GOAL
Transcribe everything in the data word for word. Pictures are left out.

[START DATA LINES]

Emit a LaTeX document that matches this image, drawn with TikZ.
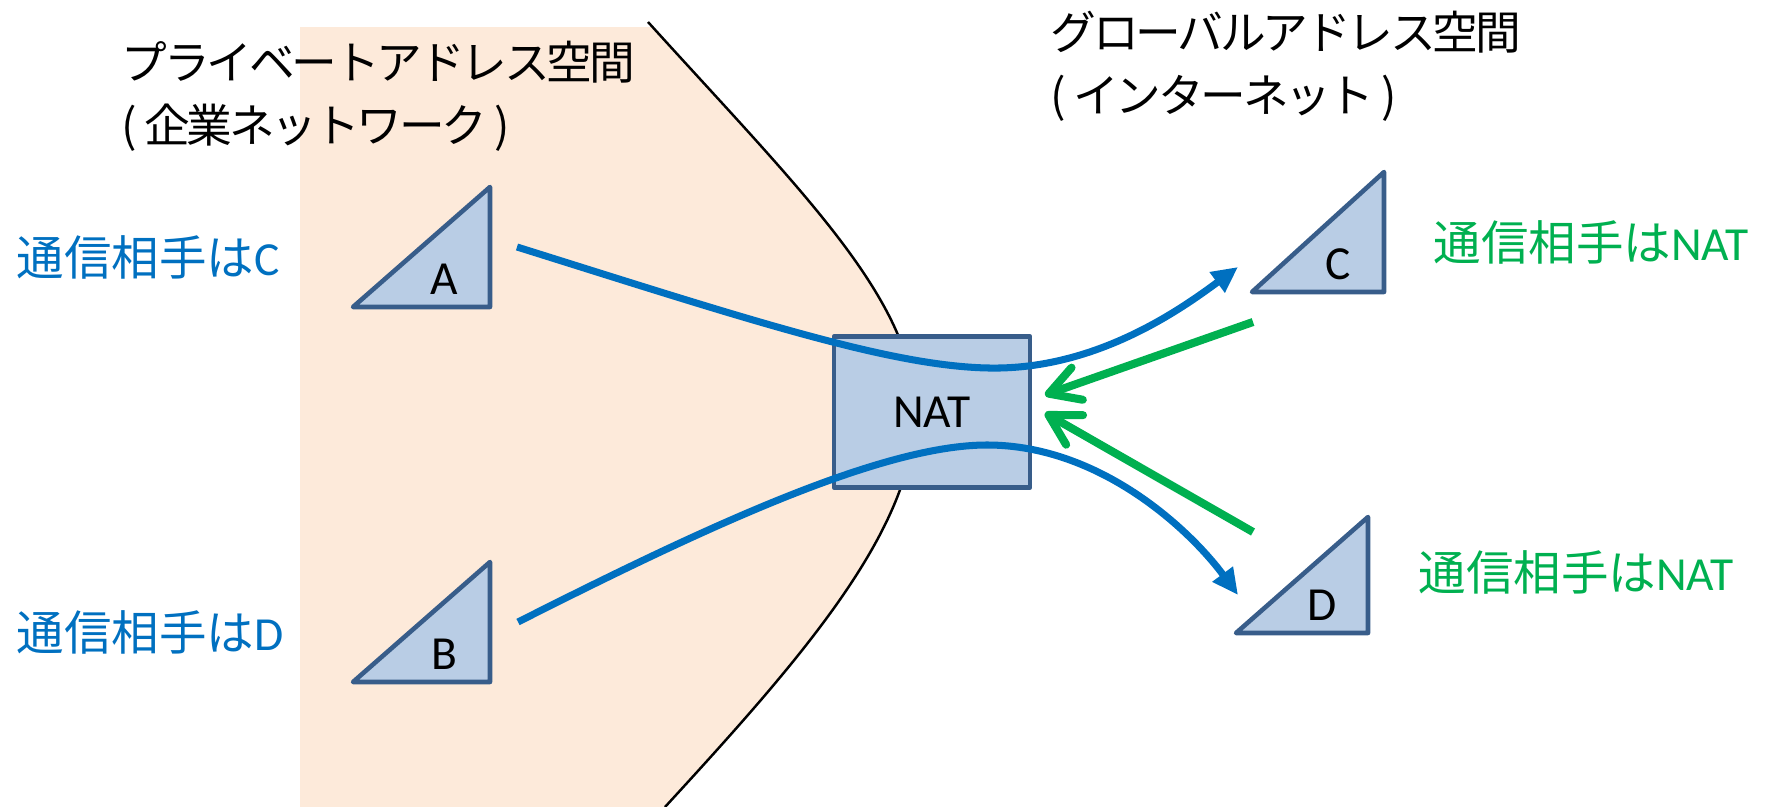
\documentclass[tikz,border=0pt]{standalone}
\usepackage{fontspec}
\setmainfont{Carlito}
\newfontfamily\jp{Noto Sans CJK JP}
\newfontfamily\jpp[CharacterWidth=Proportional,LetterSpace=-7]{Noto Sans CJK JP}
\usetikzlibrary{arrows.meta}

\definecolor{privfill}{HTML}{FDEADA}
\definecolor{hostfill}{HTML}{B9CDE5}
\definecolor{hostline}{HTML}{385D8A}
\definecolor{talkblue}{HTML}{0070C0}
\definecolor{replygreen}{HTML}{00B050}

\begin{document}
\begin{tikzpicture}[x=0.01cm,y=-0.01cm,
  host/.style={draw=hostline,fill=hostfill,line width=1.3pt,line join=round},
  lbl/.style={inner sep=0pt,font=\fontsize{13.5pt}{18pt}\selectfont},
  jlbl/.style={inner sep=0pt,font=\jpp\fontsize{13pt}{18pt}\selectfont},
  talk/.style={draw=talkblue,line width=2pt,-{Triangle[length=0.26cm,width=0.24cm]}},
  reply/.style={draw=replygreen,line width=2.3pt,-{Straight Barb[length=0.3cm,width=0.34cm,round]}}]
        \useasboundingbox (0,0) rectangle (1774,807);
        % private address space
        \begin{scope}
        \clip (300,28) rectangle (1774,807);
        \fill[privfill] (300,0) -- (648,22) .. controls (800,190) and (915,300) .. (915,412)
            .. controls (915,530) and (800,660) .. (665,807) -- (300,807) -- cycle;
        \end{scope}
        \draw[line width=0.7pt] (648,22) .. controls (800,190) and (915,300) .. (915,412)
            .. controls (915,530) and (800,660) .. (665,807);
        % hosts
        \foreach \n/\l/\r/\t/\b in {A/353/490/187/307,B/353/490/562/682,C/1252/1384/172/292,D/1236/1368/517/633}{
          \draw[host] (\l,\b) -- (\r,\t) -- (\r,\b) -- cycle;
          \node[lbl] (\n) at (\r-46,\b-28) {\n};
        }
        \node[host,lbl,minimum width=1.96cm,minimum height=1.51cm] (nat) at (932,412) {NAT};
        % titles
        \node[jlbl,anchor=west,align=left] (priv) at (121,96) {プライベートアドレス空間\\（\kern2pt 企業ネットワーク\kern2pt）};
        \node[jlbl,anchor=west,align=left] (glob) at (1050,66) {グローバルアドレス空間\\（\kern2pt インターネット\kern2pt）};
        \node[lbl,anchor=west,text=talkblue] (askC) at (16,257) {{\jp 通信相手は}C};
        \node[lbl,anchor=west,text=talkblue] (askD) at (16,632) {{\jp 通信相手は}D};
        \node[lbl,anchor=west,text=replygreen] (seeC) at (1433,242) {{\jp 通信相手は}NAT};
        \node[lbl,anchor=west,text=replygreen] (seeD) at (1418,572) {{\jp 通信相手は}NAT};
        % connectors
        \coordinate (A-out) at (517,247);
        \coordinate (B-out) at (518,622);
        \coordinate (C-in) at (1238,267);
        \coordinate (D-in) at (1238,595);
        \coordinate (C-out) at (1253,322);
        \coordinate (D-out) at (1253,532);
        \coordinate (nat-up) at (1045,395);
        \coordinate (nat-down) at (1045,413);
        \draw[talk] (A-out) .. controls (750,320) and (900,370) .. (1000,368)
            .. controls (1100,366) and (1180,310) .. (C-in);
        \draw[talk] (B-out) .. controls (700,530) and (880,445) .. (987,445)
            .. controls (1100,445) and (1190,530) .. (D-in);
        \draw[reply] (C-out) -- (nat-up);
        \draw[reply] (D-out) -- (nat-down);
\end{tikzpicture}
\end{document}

[END DATA LINES]

SOLUTION FOR THIS TASK
Emit a LaTeX document that matches this image, drawn with TikZ.
\documentclass[tikz,border=0pt]{standalone}
\usepackage{fontspec}
\setmainfont{Carlito}
\newfontfamily\jp{Noto Sans CJK JP}
\newfontfamily\jpp[CharacterWidth=Proportional,LetterSpace=-7]{Noto Sans CJK JP}
\usetikzlibrary{arrows.meta}

\definecolor{privfill}{HTML}{FDEADA}
\definecolor{hostfill}{HTML}{B9CDE5}
\definecolor{hostline}{HTML}{385D8A}
\definecolor{talkblue}{HTML}{0070C0}
\definecolor{replygreen}{HTML}{00B050}

\begin{document}
\begin{tikzpicture}[x=0.01cm,y=-0.01cm,
  host/.style={draw=hostline,fill=hostfill,line width=1.3pt,line join=round},
  lbl/.style={inner sep=0pt,font=\fontsize{13.5pt}{18pt}\selectfont},
  jlbl/.style={inner sep=0pt,font=\jpp\fontsize{13pt}{18pt}\selectfont},
  talk/.style={draw=talkblue,line width=2pt,-{Triangle[length=0.26cm,width=0.24cm]}},
  reply/.style={draw=replygreen,line width=2.3pt,-{Straight Barb[length=0.3cm,width=0.34cm,round]}}]
        \useasboundingbox (0,0) rectangle (1774,807);
        % private address space
        \begin{scope}
        \clip (300,28) rectangle (1774,807);
        \fill[privfill] (300,0) -- (648,22) .. controls (800,190) and (915,300) .. (915,412)
            .. controls (915,530) and (800,660) .. (665,807) -- (300,807) -- cycle;
        \end{scope}
        \draw[line width=0.7pt] (648,22) .. controls (800,190) and (915,300) .. (915,412)
            .. controls (915,530) and (800,660) .. (665,807);
        % hosts
        \foreach \n/\l/\r/\t/\b in {A/353/490/187/307,B/353/490/562/682,C/1252/1384/172/292,D/1236/1368/517/633}{
          \draw[host] (\l,\b) -- (\r,\t) -- (\r,\b) -- cycle;
          \node[lbl] (\n) at (\r-46,\b-28) {\n};
        }
        \node[host,lbl,minimum width=1.96cm,minimum height=1.51cm] (nat) at (932,412) {NAT};
        % titles
        \node[jlbl,anchor=west,align=left] (priv) at (121,96) {プライベートアドレス空間\\（\kern2pt 企業ネットワーク\kern2pt）};
        \node[jlbl,anchor=west,align=left] (glob) at (1050,66) {グローバルアドレス空間\\（\kern2pt インターネット\kern2pt）};
        \node[lbl,anchor=west,text=talkblue] (askC) at (16,257) {{\jp 通信相手は}C};
        \node[lbl,anchor=west,text=talkblue] (askD) at (16,632) {{\jp 通信相手は}D};
        \node[lbl,anchor=west,text=replygreen] (seeC) at (1433,242) {{\jp 通信相手は}NAT};
        \node[lbl,anchor=west,text=replygreen] (seeD) at (1418,572) {{\jp 通信相手は}NAT};
        % connectors
        \coordinate (A-out) at (517,247);
        \coordinate (B-out) at (518,622);
        \coordinate (C-in) at (1238,267);
        \coordinate (D-in) at (1238,595);
        \coordinate (C-out) at (1253,322);
        \coordinate (D-out) at (1253,532);
        \coordinate (nat-up) at (1045,395);
        \coordinate (nat-down) at (1045,413);
        \draw[talk] (A-out) .. controls (750,320) and (900,370) .. (1000,368)
            .. controls (1100,366) and (1180,310) .. (C-in);
        \draw[talk] (B-out) .. controls (700,530) and (880,445) .. (987,445)
            .. controls (1100,445) and (1190,530) .. (D-in);
        \draw[reply] (C-out) -- (nat-up);
        \draw[reply] (D-out) -- (nat-down);
\end{tikzpicture}
\end{document}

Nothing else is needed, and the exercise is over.